(A) CHF mapping method based on dry spot model for finned surfaces

Abstract

The concern about nuclear safety related to the severe accident has been sharply raised after the Fukushima accident. Among various safety issues, the passive safety system and corium cooling are the mostly emerged ones. As a critical heat flux(CHF) is a main restricting factor of the heat removal capacities of both kinds of safety systems, a number of researches have been performed to understand and improve the CHF.

In order to enhance the CHF, various methods of surface treatment have been being actively studied for decades. Generally, degree of CHF enhancement by surface treatment is determined by a number of factors, such as surface roughness, porosity, structure shape, structure spacing, etc. Most of them are known to affect the bubble dynamics as well as dry spot dynamics for improvement of the heat removal ability. To discover the CHF enhance-ment mechanism by surface structure, we investigated the individual parametric effect on structured-surface CHF and developed the CHF mapping method.

We performed CHF experiments using structured surfaces in the water pool to validate the parameter effects and to understand their physical meanings. Experimental results showed that the CHF has a peak value as the fin geometry changes. Fins with height of 0.5 mm produced the largest CHF, 1.7 $MW/m^2$, and fins longer than 2 mm reduced the CHF values.

To explain the results, the CHF mapping method was developed by describing the liquid supply-side and demand-side limits. The liquid demand-side limit, governed by the nucleate boiling heat removal capability, is calculated using the dry spot model considering the extended surface and contact angle. In case of the effect of surface extension by fin structures, it is analyzed by relating fin efficiency and a local heat transfer coefficient on the fin surface with the CHF. The fin efficiency through the fin structure is calculated with the thermal conductivity of heaters, structure size, spacing, fin length and local heat transfer coefficients. We found out that contact angle is changed with the variation of fin geometry through its measurement. The effect of its change on the nucleation site density is considered in CHF calculation by the dry spot model. We considered three liquid supply-side limits which restrict the liquid supply to the heating surface: capillary limit, and counter-current flow limitations (CCFLs) in the structure and in the free volume. The capillary limit is determined by balancing the capillary pressure and viscous dissipation in the liquid film on the fin side. The CCFL in the structure is calculated using the Wallis correlation and the CCFL in the free volume limits the liquid downward flow by the vapor jetting from the heating surface. The CHF map for our experimental results successfully describes the CHF trend of the structured surfaces in the water pool. Additionally, the experiment performed in the FC-72 pool is well matched with the CHF map. As a result, we concluded that the CHF mapping method is an effective means of explaining CHF for the heater of fin structure in pool boiling.

It has been known through experimental observation that a dry patch plays an important role in CHF initiation. We developed a dry patch model based on the observation as well as the dry spot model.

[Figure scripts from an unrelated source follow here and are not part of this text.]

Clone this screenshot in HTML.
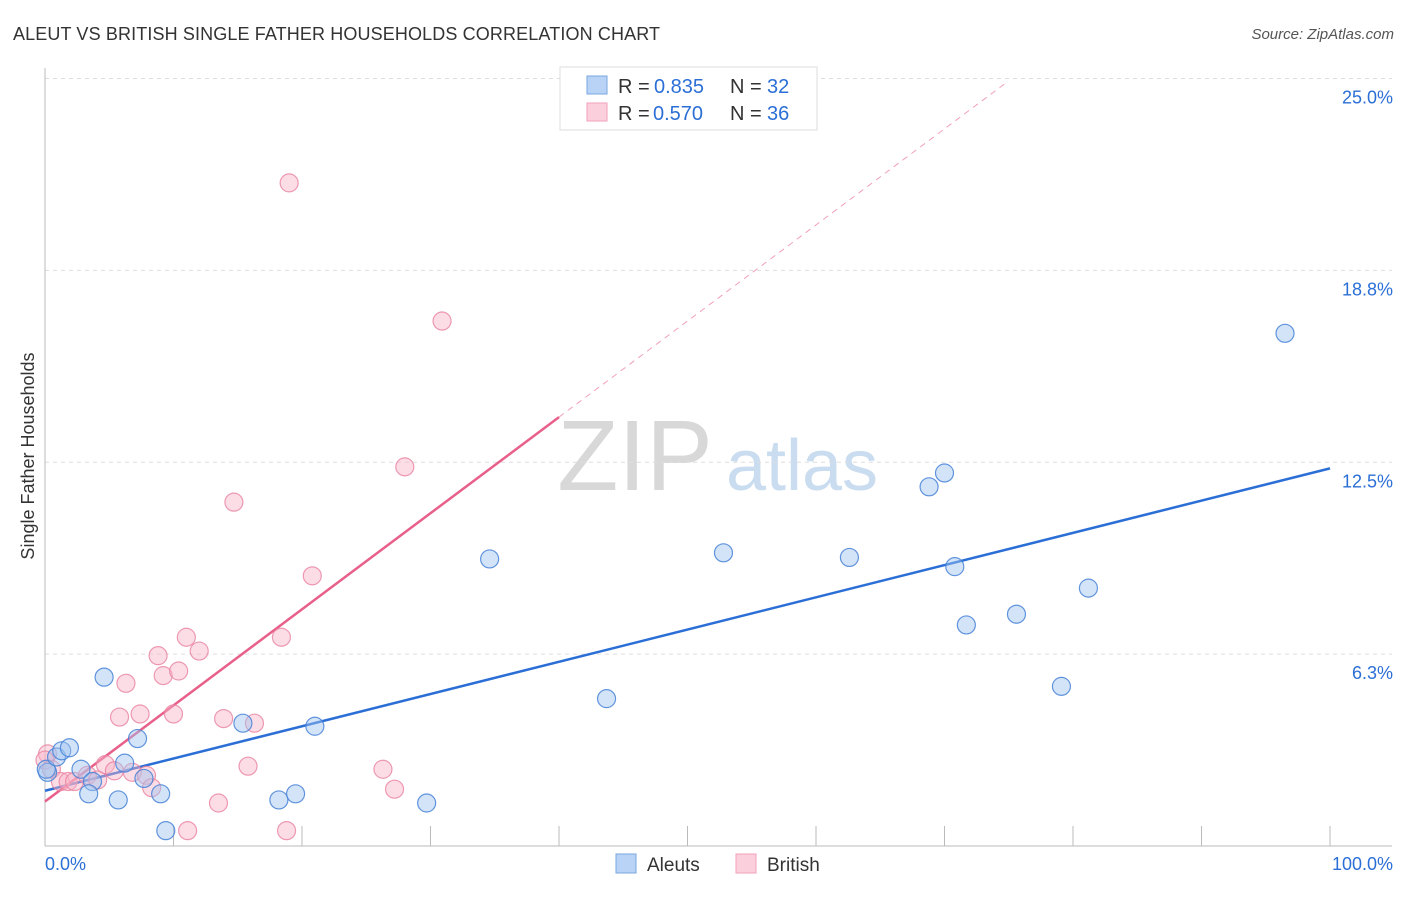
<!DOCTYPE html>
<html><head><meta charset="utf-8"><style>
body{margin:0;background:#fff;font-family:"Liberation Sans",sans-serif}
svg text{font-family:"Liberation Sans",sans-serif}
</style></head><body>
<svg id="c" width="1406" height="892" xmlns="http://www.w3.org/2000/svg">
<text x="13" y="40" font-size="18" fill="#333" textLength="647">ALEUT VS BRITISH SINGLE FATHER HOUSEHOLDS CORRELATION CHART</text>
<text x="1394" y="39" font-size="15" fill="#555" font-style="italic" text-anchor="end">Source: ZipAtlas.com</text>
<text x="34" y="456" font-size="18" fill="#333" text-anchor="middle" transform="rotate(-90 34 456)">Single Father Households</text>
<g><text x="635" y="490" font-size="100" fill="#d8d8d8" font-family="Liberation Serif" text-anchor="middle">ZIP</text><text x="802" y="490" font-size="72" fill="#c9dcf0" text-anchor="middle">atlas</text></g>
<g id="grid"></g><g id="axes"></g><g id="lines"></g><g id="pts"></g>
<g>
<rect x="560" y="67" width="257" height="63" fill="#fff" stroke="#ddd"/>
<rect x="587" y="76" width="20" height="18" fill="#b8d3f5" stroke="#7aa7e0"/>
<text x="618" y="93" font-size="20" fill="#333">R =</text><text x="654" y="93" font-size="20" fill="#2b6fd6">0.835</text>
<text x="730" y="93" font-size="20" fill="#333">N =</text><text x="767" y="93" font-size="20" fill="#2b6fd6">32</text>
<rect x="587" y="103" width="20" height="18" fill="#fbd0dc" stroke="#f0a0b8"/>
<text x="618" y="120" font-size="20" fill="#333">R =</text><text x="653" y="120" font-size="20" fill="#2b6fd6">0.570</text>
<text x="730" y="120" font-size="20" fill="#333">N =</text><text x="767" y="120" font-size="20" fill="#2b6fd6">36</text>
</g>
<g>
<rect x="616" y="854" width="20" height="19" fill="#b8d3f5" stroke="#7aa7e0"/><text x="647" y="871" font-size="19" fill="#333">Aleuts</text>
<rect x="736" y="854" width="20" height="19" fill="#fbd0dc" stroke="#f0a0b8"/><text x="767" y="871" font-size="19" fill="#333">British</text>
</g>
</svg>
<script>
const yTicks=[25,18.75,12.5,6.25];
const yTickLabels=["25.0%","18.8%","12.5%","6.3%"];
const aleutX=[0.2,0.1,0.9,1.3,1.9,2.8,3.7,3.4,4.6,5.7,6.2,7.2,7.7,9.0,9.4,15.4,18.2,19.5,21.0,29.7,34.6,43.7,52.8,62.6,68.8,70.0,70.8,71.7,75.6,79.1,81.2,96.5];
const aleutY=[2.4,2.5,2.9,3.1,3.2,2.5,2.1,1.7,5.5,1.5,2.7,3.5,2.2,1.7,0.5,4.0,1.5,1.7,3.9,1.4,9.35,4.8,9.55,9.4,11.7,12.15,9.1,7.2,7.55,5.2,8.4,16.7];
const britX=[0.2,0,0.5,1.2,1.8,2.3,3.3,4.1,4.7,5.4,5.8,6.3,6.8,7.4,7.9,8.3,8.8,9.2,10.0,10.4,11.0,12.0,13.5,13.9,14.7,15.8,16.3,18.4,18.8,19.0,20.8,26.3,27.2,28.0,30.9,11.1];
const britY=[3.0,2.8,2.5,2.1,2.1,2.1,2.3,2.15,2.65,2.45,4.2,5.3,2.4,4.3,2.3,1.9,6.2,5.55,4.3,5.7,6.8,6.35,1.4,4.15,11.2,2.6,4.0,6.8,0.5,21.6,8.8,2.5,1.85,12.35,17.1,0.5];
const aleutLine=[1.8,12.3];
const britLine=[1.45,0.313];
const X=v=>45+v*12.85, Y=v=>846-v*30.7;
const NS="http://www.w3.org/2000/svg";
function mk(t,a,p){const e=document.createElementNS(NS,t);for(const k in a)e.setAttribute(k,a[k]);p.appendChild(e);return e;}
const g=document.getElementById('grid'),ax=document.getElementById('axes'),ln=document.getElementById('lines'),pts=document.getElementById('pts');
yTicks.forEach((v,i)=>{
 const l=mk('line',{x1:45,x2:1392,y1:Y(v),y2:Y(v),stroke:'#ddd','stroke-dasharray':'4,4'},g);
 
 
 const t=mk('text',{x:1393,y:Y(v)+25,'font-size':18,fill:'#2b6fd6','text-anchor':'end'},g);t.textContent=yTickLabels[i];
 
 
});
let a=mk('line',{x1:45,x2:45,y1:68,y2:846,stroke:'#bbb'},ax);


a=mk('line',{x1:45,x2:1392,y1:846,y2:846,stroke:'#bbb'},ax);


for(let k=1;k<=10;k++){const t=mk('line',{x1:X(k*10),x2:X(k*10),y1:826,y2:846,stroke:'#bbb'},ax);
 
 }
let t=mk('text',{x:45,y:870,'font-size':18,fill:'#2b6fd6'},ax);t.textContent='0.0%';


t=mk('text',{x:1393,y:870,'font-size':18,fill:'#2b6fd6','text-anchor':'end'},ax);t.textContent='100.0%';


function dot(x,y,f,s,n){const c=mk('circle',{cx:X(x),cy:Y(y),r:9,fill:f,stroke:s,'stroke-width':1.2},pts);
 
 }
britX.forEach((x,i)=>dot(x,britY[i],'rgba(248,180,200,0.45)','rgba(232,130,160,0.8)','british-point'));
aleutX.forEach((x,i)=>dot(x,aleutY[i],'rgba(160,195,240,0.45)','rgba(70,130,215,0.85)','aleut-point'));
let L=mk('line',{x1:X(0),y1:Y(aleutLine[0]),x2:X(100),y2:Y(aleutLine[1]),stroke:'#2b6fd6','stroke-width':2.5},ln);


L=mk('line',{x1:X(0),y1:Y(britLine[0]),x2:X(40),y2:Y(britLine[0]+40*britLine[1]),stroke:'#e8608a','stroke-width':2.5},ln);


L=mk('line',{x1:X(40),y1:Y(britLine[0]+40*britLine[1]),x2:X(74.7),y2:Y(britLine[0]+74.7*britLine[1]),stroke:'#f0a0b8','stroke-width':1,'stroke-dasharray':'6,5'},ln);


</script>
</body></html>
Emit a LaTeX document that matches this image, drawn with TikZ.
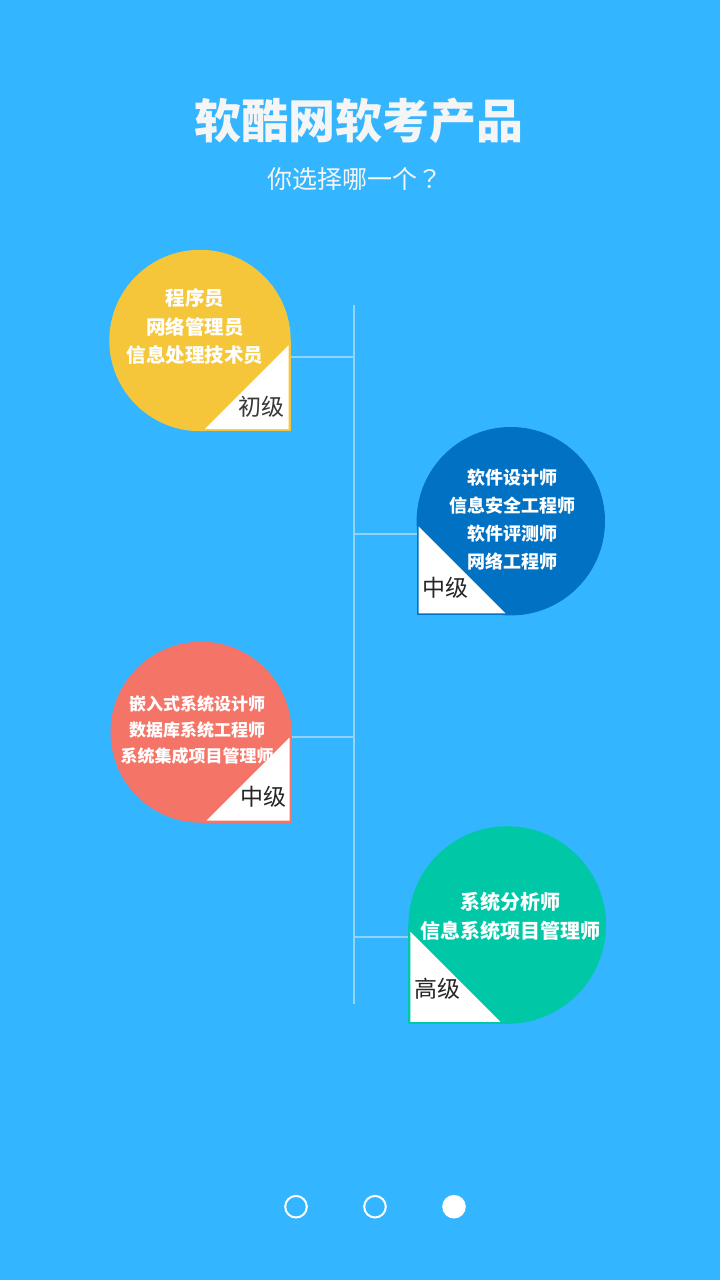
\documentclass[tikz,border=0pt]{standalone}
\usepackage{fontspec}
\newfontfamily\cjk{Noto Sans CJK SC}
\newfontfamily\cjktc{Noto Sans CJK TC}
\definecolor{bg}{HTML}{33B5FF}
\definecolor{vline}{HTML}{8ED4FF}
\definecolor{cyel}{HTML}{F5C63A}
\definecolor{cblu}{HTML}{0071C3}
\definecolor{csal}{HTML}{F47468}
\definecolor{ctea}{HTML}{00C8A6}
\definecolor{ttl}{HTML}{F5F5F5}
\tikzset{
  conn/.style={draw=vline, line width=1.8pt},
  lvl/.style={inner sep=0pt, font=\cjk\fontsize{23}{26}\selectfont, text=black!85},
  item/.style={inner sep=0pt, align=center, text=white},
  dotopen/.style={draw=white, line width=2pt},
  dotfull/.style={fill=white},
}
\begin{document}
\begin{tikzpicture}[x=1pt,y=-1pt]
\fill[bg] (0,0) rectangle (720,1280);
\useasboundingbox (0,0) rectangle (720,1280);

% title
\node[inner sep=0pt, text=ttl, font=\cjk\bfseries\fontsize{47}{52}\selectfont] (title) at (359,120.5) {软酷网软考产品};
\node[inner sep=0pt, anchor=west, text=ttl, font=\cjk\fontsize{25}{28}\selectfont] (sub) at (267,179.5) {你选择哪一个{\cjktc ？}};

% timeline
\coordinate (vt) at (354,305);
\coordinate (vb) at (354,1004);
\draw[conn] (vt) -- (vb);
\coordinate (c1) at (290.7,357.3); \coordinate (v1) at (354,357.3);
\coordinate (c2) at (416.6,533.7); \coordinate (v2) at (354,533.7);
\coordinate (c3) at (291.5,736.7); \coordinate (v3) at (354,736.7);
\coordinate (c4) at (408.4,937.3); \coordinate (v4) at (354,937.3);
\draw[conn] (c1) -- (v1);
\draw[conn] (v2) -- (c2);
\draw[conn] (c3) -- (v3);
\draw[conn] (v4) -- (c4);

% yellow badge
\fill[cyel] (200,340.5) circle (90.7);
\fill[cyel] (200,340.5) rectangle (290.7,431.2);
\fill[white] (288.7,345.2) -- (204.7,429.2) -- (288.7,429.2) -- cycle;
\node[item, font=\cjk\bfseries\fontsize{19.5}{28.5}\selectfont] (t1) at (195,327) {程序员\\网络管理员\\信息处理技术员};
\node[lvl, text=black!78] (l1) at (261.7,407) {初级};

% blue badge
\fill[cblu] (510.8,521.2) circle (94.2);
\fill[cblu] (416.6,521.2) rectangle (510.8,615.4);
\fill[white] (418.6,526.4) -- (418.6,613.4) -- (505.6,613.4) -- cycle;
\node[item, font=\cjk\bfseries\fontsize{18}{28}\selectfont] (t2) at (512,520) {软件设计师\\信息安全工程师\\软件评测师\\网络工程师};
\node[lvl] (l2) at (445.5,588) {中级};

% salmon badge
\fill[csal] (201,732.2) circle (90.5);
\fill[csal] (201,732.2) rectangle (291.5,822.7);
\fill[white] (289.5,737.7) -- (206.5,820.7) -- (289.5,820.7) -- cycle;
\node[item, font=\cjk\bfseries\fontsize{17}{26}\selectfont] (t3) at (197,730) {嵌入式系统设计师\\数据库系统工程师\\系统集成项目管理师};
\node[lvl] (l3) at (263.3,797) {中级};

% teal badge
\fill[ctea] (507.2,925) circle (98.8);
\fill[ctea] (408.4,925) rectangle (507.2,1023.8);
\fill[white] (410.4,931.8) -- (410.4,1021.8) -- (500.4,1021.8) -- cycle;
\node[item, font=\cjk\bfseries\fontsize{20}{29}\selectfont] (t4) at (510,916.5) {系统分析师\\信息系统项目管理师};
\node[lvl] (l4) at (437,989) {高级};

% page dots
\draw[dotopen] (296,1206.7) circle (10.8) node (d1) {};
\draw[dotopen] (375,1206.7) circle (10.8) node (d2) {};
\fill[dotfull] (454,1206.7) circle (11.8) node (d3) {};
\end{tikzpicture}
\end{document}
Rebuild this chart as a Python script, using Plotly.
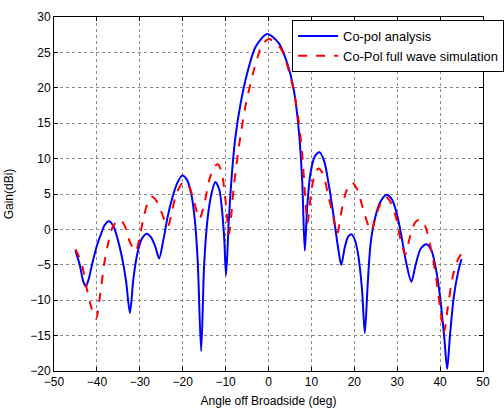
import plotly.graph_objects as go

x_blue = [-45, -44, -43.2, -42.6, -42, -41, -40, -39, -38.2, -37.2, -36.2, -35.2, -34.2, -33.2, -32.3,
          -31.5, -30.5, -29.5, -28.4, -27.4, -26.4, -25.5, -24.6, -23.5, -22.5, -21.3, -20.1, -19, -18,
          -17.2, -16.5, -15.7, -15, -14.2, -13.3, -12.4, -11.5, -10.8, -10.3, -9.9, -9.25, -8.46, -7.7,
          -6.5, -5.0, -3.0, -0.3, 2.4, 4.35, 5.9, 7.06, 7.85, 8.46, 9.0, 9.8, 10.8, 11.9, 13.0, 14.0,
          15.2, 16.2, 16.95, 17.8, 18.6, 19.35, 20.2, 21.0, 21.8, 22.45, 23.1, 23.8, 24.8, 26.0, 27.5,
          28.8, 30.0, 31.0, 32.2, 33.3, 34.3, 35.5, 36.8, 38.0, 39.0, 40.0, 41.0, 41.65, 42.3, 43.2,
          44.2, 45]
y_blue = [-3.0, -5.0, -7.3, -8.05, -7.2, -4.6, -2.3, -0.6, 0.6, 1.15, 0.5, -1.3, -3.8, -7.3, -11.8,
          -7.0, -3.2, -1.3, -0.6, -1.1, -2.4, -4.1, -1.8, 1.8, 4.3, 6.5, 7.6, 7.0, 5.0,
          1.5, -4.5, -17.2, -5.0, 1.5, 5.0, 6.7, 5.7, 2.5, -1.5, -6.5, 1.3, 8.4, 13.1,
          17.8, 22.0, 25.8, 27.6, 26.3, 23.5, 19.7, 14.0, 6.9, -3.0, 3.0, 8.0, 10.3, 10.9, 9.6, 6.5,
          1.8, -2.5, -5.0, -2.5, -1.0, -0.7, -1.6, -4.0, -8.5, -14.65, -8.0, -2.0, 1.5, 3.8, 4.9,
          4.2, 2.0, -1.0, -5.0, -7.4, -5.0, -2.7, -2.1, -3.0, -5.5, -9.5, -15.5, -19.7, -15.0, -9.5,
          -6.0, -4.2]

x_red = [-45, -44.2, -43.3, -42.3, -41.2, -40.2, -39.2, -38.2, -37.2, -36.2, -34.7, -33.5, -32.3, -31.0,
         -30.0, -29.0, -28.0, -27.2, -26.2, -25.0, -23.5, -22.5, -21.5, -19.8, -18.5, -17.3, -16.1,
         -15.0, -13.8, -12.7, -11.8, -10.9, -10.0, -9.2, -8.1, -6.9, -5.4, -3.4, -1.5, 0.07, 2.8, 5.1,
         6.7, 7.85, 8.5, 9.1, 10.0, 10.9, 11.7, 12.7, 13.8, 15.0, 16.0, 17.0, 18.2, 19.5, 20.8, 22.0,
         23.9, 25.0, 26.2, 27.3, 28.5, 29.8, 30.8, 31.9, 33.0, 34.2, 35.3, 36.5, 37.8, 39.0, 40.0,
         40.9, 41.8, 43.0, 44.2, 45]
y_red = [-2.8, -3.8, -5.5, -8.5, -11.2, -12.6, -9.0, -4.5, -1.5, 0.5, 1.4, 0.5, -1.8, -3.1,
         -1.0, 2.0, 4.0, 4.6, 4.1, 2.5, 0.4, 2.5, 5.0, 6.7, 6.0, 3.8, 1.5,
         3.5, 7.0, 8.8, 9.2, 8.0, 4.0, -0.6, 6.0, 11.7, 17.3, 22.5, 26.0, 26.9, 25.6, 21.6,
         16.8, 10.7, 5.0, 0.9, 5.5, 8.0, 8.6, 7.8, 5.2, 2.0, -0.6, 2.5, 5.5, 6.6, 5.5, 3.0,
         -0.2, 1.8, 3.8, 4.6, 3.8, 1.5, -1.5, -3.5, -1.0, 1.0, 1.4, 0.5, -2.5, -6.5, -11.0,
         -14.5, -11.0, -6.5, -4.2, -3.4]

fig = go.Figure()
fig.add_trace(go.Scatter(x=x_blue, y=y_blue, mode="lines", name="Co-pol analysis",
                         line=dict(color="#0000ff", width=2, shape="spline", smoothing=0.8)))
fig.add_trace(go.Scatter(x=x_red, y=y_red, mode="lines", name="Co-Pol full wave simulation",
                         line=dict(color="#ff0000", width=2, dash="dash", shape="spline", smoothing=0.8)))

axis_common = dict(showline=True, linecolor="black", linewidth=1, mirror="ticks",
                   ticks="inside", ticklen=4, tickcolor="black", automargin=False,
                   showgrid=True, gridcolor="#8a8a8a", griddash="dot", gridwidth=1,
                   zeroline=False, tickfont=dict(family="Arial", size=12, color="black"))

fig.update_layout(
    width=504, height=408,
    margin=dict(l=54, r=21, t=17, b=37, autoexpand=False),
    paper_bgcolor="white", plot_bgcolor="white",
    font=dict(family="Arial", size=12, color="black"),
    xaxis=dict(range=[-50, 50], dtick=10, tick0=-50,
               title=dict(text="Angle off Broadside (deg)", standoff=8, font=dict(size=12)),
               **axis_common),
    yaxis=dict(range=[-20, 30], dtick=5, tick0=-20,
               title=dict(text="Gain(dBi)", standoff=14, font=dict(size=12)),
               **axis_common),
    legend=dict(x=0.555, y=0.9915, xanchor="left", yanchor="top",
                bgcolor="white", bordercolor="black", borderwidth=1, itemwidth=40,
                font=dict(family="Arial", size=12.9), tracegroupgap=0),
    showlegend=True,
)

fig.write_html("out.html", config={"displayModeBar": False},
               post_script="document.body.style.margin='0';document.body.style.overflow='hidden';")
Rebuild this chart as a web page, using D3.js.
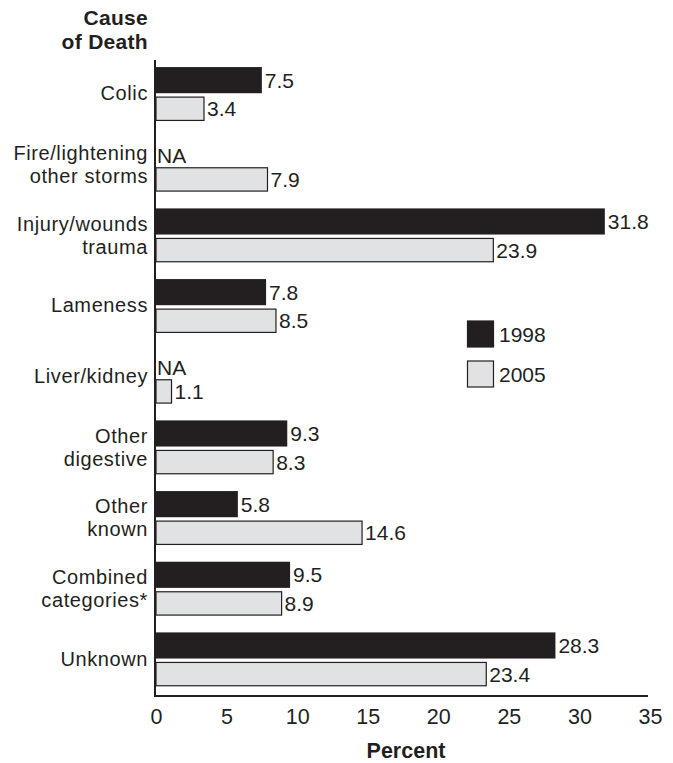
<!DOCTYPE html>
<html>
<head>
<meta charset="utf-8">
<script src="https://cdn.jsdelivr.net/npm/d3@7"></script>
<style>
  html, body { margin: 0; padding: 0; background: #fff; }
  svg { display: block; }
  text { font-family: "Liberation Sans", Arial, Helvetica, sans-serif; fill: #231f20; }
</style>
</head>
<body>
<svg id="chart" width="673" height="763"></svg>
<script>
const categories = [
  ["Colic"],
  ["Fire/lightening", "other storms"],
  ["Injury/wounds", "trauma"],
  ["Lameness"],
  ["Liver/kidney"],
  ["Other", "digestive"],
  ["Other", "known"],
  ["Combined", "categories*"],
  ["Unknown"]
];
const values1998 = [7.5, null, 31.8, 7.8, null, 9.3, 5.8, 9.5, 28.3];
const values2005 = [3.4, 7.9, 23.9, 8.5, 1.1, 8.3, 14.6, 8.9, 23.4];
const seriesNames = ["1998", "2005"];
const xTicks = [0, 5, 10, 15, 20, 25, 30, 35];

const dark = "#231f20", light = "#e1e2e3";
const FS = "21px";
const svg = d3.select("#chart");

const x = d3.scaleLinear().domain([0, 35]).range([156, 650]);
const y = d3.scaleBand().domain(d3.range(categories.length)).range([60, 696]).padding(0);
const bw = y.bandwidth();

// bars
const g = svg.append("g");
categories.forEach((c, i) => {
  const y0 = y(i);
  const v1 = values1998[i], v2 = values2005[i];
  const d1 = y0 + bw * 0.1, h1 = bw * 0.37;
  const d2 = y0 + bw * 0.525, h2 = bw * 0.33;
  if (v1 != null) {
    g.append("rect").attr("x", x(0)).attr("y", d1).attr("width", x(v1) - x(0)).attr("height", h1)
      .attr("fill", dark);
    g.append("text").attr("x", x(v1) + 3).attr("y", d1 + h1 / 2).attr("dy", "0.36em")
      .style("font-size", FS).text(v1.toFixed(1));
  } else {
    g.append("text").attr("x", x(0) + 1).attr("y", d1 + h1 - 1)
      .style("font-size", FS).text("NA");
  }
  g.append("rect").attr("x", x(0)).attr("y", d2).attr("width", x(v2) - x(0)).attr("height", h2)
    .attr("fill", light).attr("stroke", dark).attr("stroke-width", 1.2);
  g.append("text").attr("x", x(v2) + 3).attr("y", d2 + h2 / 2).attr("dy", "0.36em")
    .style("font-size", FS).text(v2.toFixed(1));

  // category labels
  const cy = y0 + bw / 2;
  const lines = c.length === 1 ? [cy + 5] : [cy - 6, cy + 17];
  c.forEach((line, k) => {
    svg.append("text").attr("text-anchor", "end").attr("x", 148).attr("y", lines[k])
      .style("font-size", "20px").style("letter-spacing", "0.6px").text(line);
  });
});

// axes lines
svg.append("line").attr("x1", x(0) - 1).attr("x2", x(0) - 1).attr("y1", 60).attr("y2", 697)
  .attr("stroke", dark).attr("stroke-width", 2);
svg.append("line").attr("x1", x(0) - 2).attr("x2", x(35) - 2).attr("y1", 696).attr("y2", 696)
  .attr("stroke", dark).attr("stroke-width", 2);

// x tick labels via axis
const xAxis = d3.axisBottom(x).tickValues(xTicks).tickSize(0).tickPadding(0).tickFormat(d3.format("d"));
const ax = svg.append("g").attr("transform", "translate(0,708)").call(xAxis);
ax.select(".domain").remove();
ax.selectAll("text").attr("dy", "0.73em").style("font-size", "21.5px")
  .style("font-family", "'Liberation Sans', Arial, sans-serif").attr("fill", dark);

// titles
svg.append("text").attr("text-anchor", "end").attr("x", 148).attr("y", 25)
  .style("font-size", "21px").style("font-weight", "bold").style("letter-spacing", "0.3px").text("Cause");
svg.append("text").attr("text-anchor", "end").attr("x", 148).attr("y", 49)
  .style("font-size", "21px").style("font-weight", "bold").style("letter-spacing", "0.3px").text("of Death");
svg.append("text").attr("text-anchor", "middle").attr("x", 406).attr("y", 758)
  .style("font-size", "21.5px").style("font-weight", "bold").text("Percent");

// legend
const leg = svg.append("g");
seriesNames.forEach((s, i) => {
  const ly = 321 + i * 40;
  leg.append("rect").attr("x", 467.5).attr("y", ly).attr("width", 26).attr("height", 26)
    .attr("fill", i === 0 ? dark : light).attr("stroke", dark).attr("stroke-width", 1.2);
  leg.append("text").attr("x", 499).attr("y", ly + 13).attr("dy", "0.36em")
    .style("font-size", FS).text(s);
});
</script>
</body>
</html>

There exist quenchable and unquenchable dry patches at high wall heat flux. Experimental observation showed that the formation of the unquenchable dry patchs is a main source for CHF initiation. In the dry patch model we proposed thermal and hydraulic criteria for the onset of the unquenchable dry patch at the high heat flux: an unquenchable dry patch with a critical size can be generated when the following two criteria are satisfied. As a hydraulic criterion, we assume that the coalescence of the whole dry spots takes place generating a dry patch if all of them just contacts each other. As a thermal criterion, we consider the temperature of the dry patch. An unquenchable dry patch will be formed if its peripheral temperature reaches Leidenfrost temperature so that it may not be rewetted even with bubble detach-ment. The critical size of the dry patch is obtained by CFD simulation so that its peripheral temperature may be the same as Leidenfrost temperature. Wall dry area fraction can be obtained by calculating the probability of the formation of the unquencable dry patchs satisfying both criteria for its critical size. We demonstrated that the dry patch model succesfully predicted experimental CHF data obtained in pool boiling and forced convective flow boiling of water.